**Task:**
Using the data beneath, show every line that includes the word "this".

--*--

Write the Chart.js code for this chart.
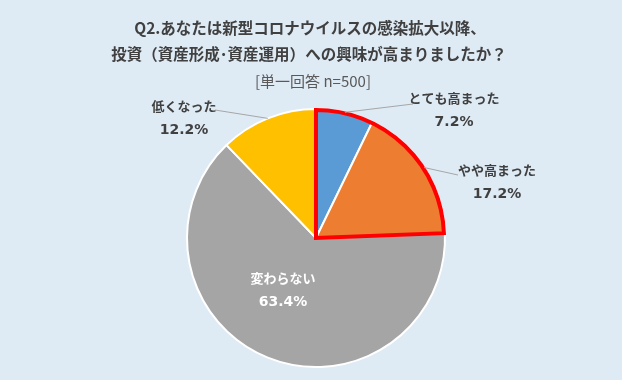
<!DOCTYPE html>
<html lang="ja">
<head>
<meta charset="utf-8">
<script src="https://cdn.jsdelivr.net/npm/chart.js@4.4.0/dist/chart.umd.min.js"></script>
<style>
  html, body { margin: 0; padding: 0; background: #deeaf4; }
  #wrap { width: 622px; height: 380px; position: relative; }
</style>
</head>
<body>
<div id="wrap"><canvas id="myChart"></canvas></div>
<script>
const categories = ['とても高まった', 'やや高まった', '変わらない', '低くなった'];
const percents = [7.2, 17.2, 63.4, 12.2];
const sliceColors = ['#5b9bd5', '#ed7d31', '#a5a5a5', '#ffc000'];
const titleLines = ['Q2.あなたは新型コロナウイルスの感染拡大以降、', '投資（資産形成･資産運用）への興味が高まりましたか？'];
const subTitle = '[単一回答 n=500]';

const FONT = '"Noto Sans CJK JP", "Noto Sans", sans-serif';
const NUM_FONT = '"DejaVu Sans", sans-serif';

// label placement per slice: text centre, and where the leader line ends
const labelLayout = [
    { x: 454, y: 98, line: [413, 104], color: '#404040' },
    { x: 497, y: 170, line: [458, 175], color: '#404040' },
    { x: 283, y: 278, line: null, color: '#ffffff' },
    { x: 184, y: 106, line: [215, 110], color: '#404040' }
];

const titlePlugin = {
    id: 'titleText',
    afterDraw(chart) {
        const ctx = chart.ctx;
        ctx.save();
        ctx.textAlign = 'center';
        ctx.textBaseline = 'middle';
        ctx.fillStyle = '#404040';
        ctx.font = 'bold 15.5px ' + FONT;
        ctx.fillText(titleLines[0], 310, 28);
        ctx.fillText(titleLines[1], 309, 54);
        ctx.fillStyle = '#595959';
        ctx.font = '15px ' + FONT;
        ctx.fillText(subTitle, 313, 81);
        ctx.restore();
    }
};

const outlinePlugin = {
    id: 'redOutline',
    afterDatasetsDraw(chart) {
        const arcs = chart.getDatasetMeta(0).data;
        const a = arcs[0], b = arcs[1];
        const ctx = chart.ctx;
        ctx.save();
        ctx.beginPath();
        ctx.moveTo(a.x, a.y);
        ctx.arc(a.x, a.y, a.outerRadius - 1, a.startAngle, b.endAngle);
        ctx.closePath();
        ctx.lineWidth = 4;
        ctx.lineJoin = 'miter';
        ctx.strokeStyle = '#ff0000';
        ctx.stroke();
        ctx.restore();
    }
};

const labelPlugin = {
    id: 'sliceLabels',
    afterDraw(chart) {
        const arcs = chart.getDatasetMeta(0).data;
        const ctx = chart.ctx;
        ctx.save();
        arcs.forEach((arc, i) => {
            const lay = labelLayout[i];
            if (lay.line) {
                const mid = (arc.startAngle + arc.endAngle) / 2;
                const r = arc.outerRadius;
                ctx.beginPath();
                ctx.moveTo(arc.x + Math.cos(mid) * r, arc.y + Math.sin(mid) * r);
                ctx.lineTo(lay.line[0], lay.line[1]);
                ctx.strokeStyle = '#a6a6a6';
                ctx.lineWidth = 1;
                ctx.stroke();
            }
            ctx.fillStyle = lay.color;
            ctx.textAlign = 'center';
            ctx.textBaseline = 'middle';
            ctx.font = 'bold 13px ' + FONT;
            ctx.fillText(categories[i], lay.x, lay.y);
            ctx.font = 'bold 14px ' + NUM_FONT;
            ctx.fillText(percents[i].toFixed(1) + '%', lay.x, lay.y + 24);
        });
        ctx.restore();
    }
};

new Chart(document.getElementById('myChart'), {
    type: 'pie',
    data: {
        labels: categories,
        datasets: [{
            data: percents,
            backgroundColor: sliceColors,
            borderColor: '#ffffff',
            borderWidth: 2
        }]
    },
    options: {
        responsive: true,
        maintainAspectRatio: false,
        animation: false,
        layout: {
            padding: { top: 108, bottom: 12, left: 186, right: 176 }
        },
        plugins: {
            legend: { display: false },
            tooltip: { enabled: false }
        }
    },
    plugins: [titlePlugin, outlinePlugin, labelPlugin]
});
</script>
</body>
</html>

--*--

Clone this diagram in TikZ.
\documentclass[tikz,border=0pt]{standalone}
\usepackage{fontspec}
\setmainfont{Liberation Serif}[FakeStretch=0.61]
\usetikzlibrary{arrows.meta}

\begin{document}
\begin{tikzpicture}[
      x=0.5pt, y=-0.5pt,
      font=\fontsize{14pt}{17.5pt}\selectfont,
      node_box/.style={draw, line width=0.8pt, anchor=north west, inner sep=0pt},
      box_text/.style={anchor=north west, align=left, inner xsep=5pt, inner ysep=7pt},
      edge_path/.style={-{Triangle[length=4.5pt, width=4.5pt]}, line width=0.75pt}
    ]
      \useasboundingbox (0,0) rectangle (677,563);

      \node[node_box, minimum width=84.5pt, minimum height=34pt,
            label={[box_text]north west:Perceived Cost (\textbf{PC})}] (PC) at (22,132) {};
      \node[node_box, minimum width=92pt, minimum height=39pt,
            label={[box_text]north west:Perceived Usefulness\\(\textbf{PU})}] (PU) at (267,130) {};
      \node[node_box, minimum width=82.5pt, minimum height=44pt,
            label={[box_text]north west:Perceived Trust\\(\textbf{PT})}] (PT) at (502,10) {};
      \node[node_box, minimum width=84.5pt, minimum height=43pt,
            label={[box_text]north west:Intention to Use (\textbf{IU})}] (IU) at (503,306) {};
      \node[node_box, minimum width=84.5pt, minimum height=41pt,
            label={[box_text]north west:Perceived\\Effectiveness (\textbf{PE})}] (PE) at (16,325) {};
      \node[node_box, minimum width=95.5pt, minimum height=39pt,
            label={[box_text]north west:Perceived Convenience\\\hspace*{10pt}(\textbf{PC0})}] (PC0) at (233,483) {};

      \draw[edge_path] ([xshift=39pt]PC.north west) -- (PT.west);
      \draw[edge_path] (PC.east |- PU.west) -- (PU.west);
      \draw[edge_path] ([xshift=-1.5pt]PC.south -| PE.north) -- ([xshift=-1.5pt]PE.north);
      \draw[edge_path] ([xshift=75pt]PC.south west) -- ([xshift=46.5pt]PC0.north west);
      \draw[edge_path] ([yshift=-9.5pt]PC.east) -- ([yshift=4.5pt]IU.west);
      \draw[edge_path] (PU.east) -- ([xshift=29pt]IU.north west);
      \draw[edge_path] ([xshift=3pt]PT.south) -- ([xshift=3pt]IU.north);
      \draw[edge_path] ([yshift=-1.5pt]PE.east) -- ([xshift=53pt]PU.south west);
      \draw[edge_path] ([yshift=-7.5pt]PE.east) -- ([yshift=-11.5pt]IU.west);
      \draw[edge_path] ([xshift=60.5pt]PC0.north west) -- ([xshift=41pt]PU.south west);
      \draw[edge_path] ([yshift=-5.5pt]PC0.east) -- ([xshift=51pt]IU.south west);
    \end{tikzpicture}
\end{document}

--*--

**Solution to the exercise:**
Write the Chart.js code for this chart.
Clone this diagram in TikZ.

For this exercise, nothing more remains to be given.